Kedua hal ini membuat Kapitan Telukabessy geram, lalu terjadilah perang besar pada tahun 1634–1643 (Perang Wawane) dengan hasil kekalahan pada kubu Maluku. Hingga pada akhirnya, Kesultanan Tanah Hitu berakhir karena dibubarkan Belanda (1682).
Kerajaan Iha
Iha adalah kerajaan yang berlokasi di sebelah utara Pulau Saparua, Maluku Selatan. Masuknya agama Islam di Kerajaan Iha diperkenalkan oleh Tengku Umar, seorang mubaligh (juru bicara, juru dakwah) asal Aceh pada tahun 1480. Kala itu, kesultanan ini dikenal dengan penduduknya yang sebagian besar punya keahlian sebagai pandai besi.
Sebelum datangnya Portugis dan Belanda, Kerajaan Iha memiliki tujuh buah negeri (provinsi), meliputi daerah yang luas, di antaranya adalah Negeri Kulur hingga ke perbatasan Negeri Ullath.
Pada abad ke-18, Belanda hanya mengizinkan beberapa perwakilan dari Kerajaan Iha dari pesisir selatan Pulau Seram untuk kembali menetap di Hatawano. Pada 1860, Jan Baptist Jozef van Dorenz mencatat masyarakat Kesultanan Iha hanya ada 70 orang. Kemudian, 20 tahun setelahnya, populasi negeri ini meningkat menjadi 247 jiwa, menjadi angka yang terkecil di Saparua.
Pada 1999, saat puncak tragedi Ambon, masyarakat Iha harus berjuang mempertahankan negeri sekaligus masjid mereka dari gempuran 'perang saudara'. Hingga pada puncaknya, masyarakat Iha terpaksa harus meninggalkan tanahnya ke pulau lain seperti Liang, Sepa, Tamilouw, dan Luhu.
Kesultanan Huamual
Kesultanan Huamual yang berdiri pada tahun 1256 memiliki kekuasaan terbentang dari ujung selatan Seram Barat, Tanjung Sial, menuju utara. Kesultanan ini merupakan ekspansi dari kekuasaan Islam Ternate dan mempunyai peran besar dalam penyebaran ajaran Islam di Maluku Tengah.
Namun, setelah kedatangan bangsa Portugis dan Spanyol, wilayah Huamual yang semula ada 99 negeri (provinsi), tersisa hanya 1 negeri, yakni Luhu, akibat pecahnya Perang Huamual di tahun 1602—1651.
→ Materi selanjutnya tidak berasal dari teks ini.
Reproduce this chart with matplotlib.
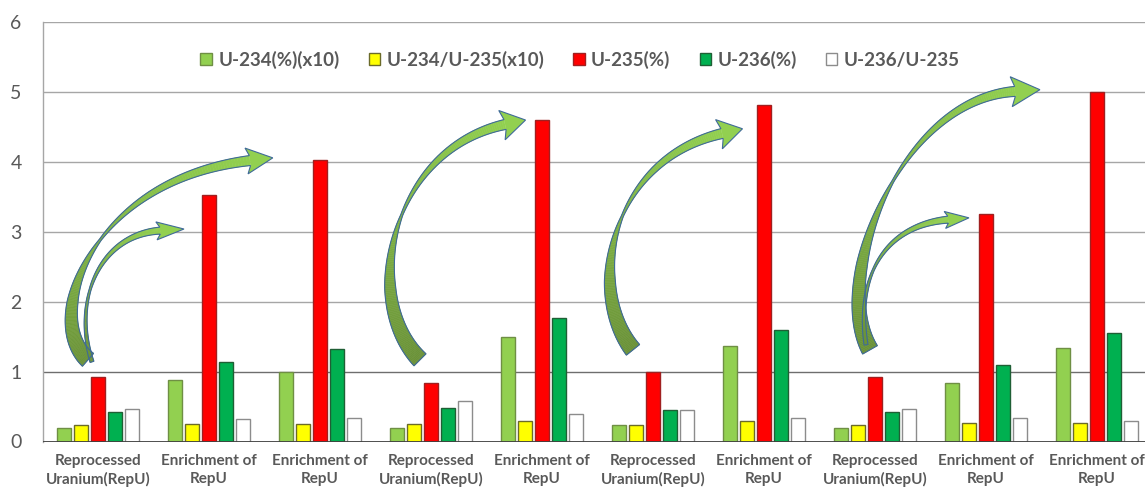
import numpy as np
import matplotlib
matplotlib.use("Agg")
import matplotlib.pyplot as plt
from matplotlib.collections import PolyCollection
from matplotlib.patches import Polygon
from matplotlib.colors import to_rgb

plt.rcParams['font.family'] = ['Lato', 'DejaVu Sans']

# ---- data -------------------------------------------------------------
categories = ["Reprocessed\nUranium(RepU)", "Enrichment of\nRepU", "Enrichment of\nRepU",
              "Reprocessed\nUranium(RepU)", "Enrichment of\nRepU", "Reprocessed\nUranium(RepU)",
              "Enrichment of\nRepU", "Reprocessed\nUranium(RepU)", "Enrichment of\nRepU",
              "Enrichment of\nRepU"]

series_names = ["U-234(%)(x10)", "U-234/U-235(x10)", "U-235(%)", "U-236(%)", "U-236/U-235"]

u234_x10      = [0.20, 0.88, 1.00, 0.20, 1.50, 0.24, 1.37, 0.20, 0.84, 1.34]
u234_u235_x10 = [0.23, 0.25, 0.25, 0.25, 0.30, 0.24, 0.29, 0.23, 0.26, 0.27]
u235          = [0.92, 3.52, 4.02, 0.84, 4.60, 1.00, 4.81, 0.92, 3.26, 5.00]
u236          = [0.42, 1.14, 1.32, 0.48, 1.77, 0.45, 1.59, 0.42, 1.09, 1.55]
u236_u235     = [0.46, 0.32, 0.33, 0.58, 0.39, 0.45, 0.33, 0.46, 0.34, 0.30]

series_values = [u234_x10, u234_u235_x10, u235, u236, u236_u235]
face_colors = ["#92D050", "#FFFF00", "#FF0000", "#00B050", "#FFFFFF"]
edge_colors = ["#6F8F44", "#6B6B2A", "#A02020", "#1F5F35", "#8C8C8C"]

# ---- figure -----------------------------------------------------------
W, H = 1145, 491
fig = plt.figure(figsize=(W / 100, H / 100), dpi=100)
ax = fig.add_axes([42.5 / W, 49.5 / H, 1110 / W, 419.5 / H])
ax.set_xlim(-0.5, len(categories) - 0.5)
ax.set_ylim(0, 6)

x = np.arange(len(categories))
bar_w = 0.126
pitch = 0.153
for k, (vals, fc, ec, name) in enumerate(zip(series_values, face_colors, edge_colors, series_names)):
    ax.bar(x + (k - 2) * pitch, vals, width=bar_w, color=fc, edgecolor=ec,
           linewidth=1.0, label=name, zorder=3)

# grid and frame
for v in range(1, 7):
    ax.axhline(v, color="#A6A6A6" if v != 1 else "#6E6E6E", lw=1.0, zorder=1)
ax.axhline(0, color="#404040", lw=1.3, zorder=4)
for s in ["top", "right", "bottom"]:
    ax.spines[s].set_visible(False)
ax.spines["left"].set_color("#A6A6A6")
ax.spines["left"].set_linewidth(1.0)

ax.set_yticks(range(0, 7))
ax.tick_params(axis="y", length=0, pad=15, labelsize=14, labelcolor="#595959")
ax.set_xticks(x)
ax.set_xticklabels(categories, fontsize=11, fontweight="bold", color="#595959",
                   linespacing=1.35)
ax.tick_params(axis="x", length=0, pad=9)

leg = ax.legend(loc="center", bbox_to_anchor=(580 / W, 1 - 60 / H),
                bbox_transform=fig.transFigure, ncol=5, frameon=False,
                handlelength=0.6, handleheight=0.6, handletextpad=0.35,
                columnspacing=1.55, prop={"size": 13.5, "weight": "bold"})
for t in leg.get_texts():
    t.set_color("#595959")

# ---- curved transition arrows ----------------------------------------
def bezier(p, t):
    p0, p1, p2, p3 = p
    t = t[:, None]
    pts = (1 - t) ** 3 * p0 + 3 * (1 - t) ** 2 * t * p1 + 3 * (1 - t) * t ** 2 * p2 + t ** 3 * p3
    der = 3 * (1 - t) ** 2 * (p1 - p0) + 6 * (1 - t) * t * (p2 - p1) + 3 * t ** 2 * (p3 - p2)
    return pts, der


def curved_arrow(ctrl, w_t, w_v, head_len, head_w,
                 c_tail="#6A9138", c_head="#92D050", outline="#3F6A99"):
    disp = ax.transData.transform(np.array(ctrl))
    t = np.linspace(0, 1, 160)
    pts, der = bezier(disp, t)
    tang = der / np.linalg.norm(der, axis=1)[:, None]
    nrm = np.column_stack([-tang[:, 1], tang[:, 0]])
    w = np.interp(t, w_t, w_v)
    left = pts + nrm * w[:, None] / 2
    right = pts - nrm * w[:, None] / 2

    ca, cb = np.array(to_rgb(c_tail)), np.array(to_rgb(c_head))
    quads, cols = [], []
    for i in range(len(t) - 1):
        quads.append([left[i], left[i + 1], right[i + 1], right[i]])
        cols.append(ca + (cb - ca) * t[i])
    inv = ax.transData.inverted()
    quads_d = [inv.transform(np.array(q)) for q in quads]
    pc = PolyCollection(quads_d, facecolors=cols, edgecolors=cols, linewidths=0.4, zorder=6)
    ax.add_collection(pc)

    base = pts[-1]
    d = tang[-1]
    n = nrm[-1]
    tip = base + d * head_len
    b1 = base - d * head_len * 0.15 + n * head_w / 2
    b2 = base - d * head_len * 0.15 - n * head_w / 2
    head = np.array([left[-1], b1, tip, b2, right[-1]])
    ax.add_patch(Polygon(inv.transform(head), closed=True, facecolor=c_head,
                         edgecolor="none", zorder=6))

    outline_pts = np.vstack([left, [b1, tip, b2], right[::-1]])
    ax.add_patch(Polygon(inv.transform(outline_pts), closed=True, facecolor="none",
                         edgecolor=outline, lw=0.8, zorder=7))


big = ([0, 0.3, 0.55, 0.75, 1.0], [17, 11, 2, 6, 10])
small = ([0, 0.4, 0.8, 1.0], [4, 2, 5, 7])

curved_arrow([(-0.090, 1.168), (-0.505, 1.741), (-0.072, 3.746), (1.369, 4.018)], *big, 23, 26)
curved_arrow([(-0.054, 1.139), (-0.234, 2.030), (0.018, 2.958), (0.559, 3.016)], *small, 24, 18)
curved_arrow([(2.901, 1.168), (2.360, 2.028), (2.631, 4.176), (3.667, 4.534)], *big, 21, 30)
curved_arrow([(4.820, 1.311), (4.387, 2.170), (4.613, 4.033), (5.622, 4.405)], *big, 21, 30)
curved_arrow([(6.955, 1.311), (6.595, 2.314), (7.225, 4.893), (8.261, 5.007)], *big, 25, 30)
curved_arrow([(6.919, 1.383), (6.820, 2.457), (7.135, 3.101), (7.658, 3.173)], *small, 21, 17)

fig.savefig("out.png", dpi=100)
Kemudian, runtuhnya kerajaan ini makin didorong saat masa pemerintahan Belanda di 3 periode, yaitu era Gubernur Van Diemen, Gubernur Jan Pieters Coen, dan Gubernur Arnold de Vlamingh van Oudshoorn (sepanjang tahun 1655—1661). Sebab, mereka kerap menggunakan kekerasan saat memonopoli perdagangan. Ini membuat masyarakat di Negeri Luhu melarikan diri ke daerah lain seperti Negeri Liang, Negeri Soya, hingga Pulau Buru.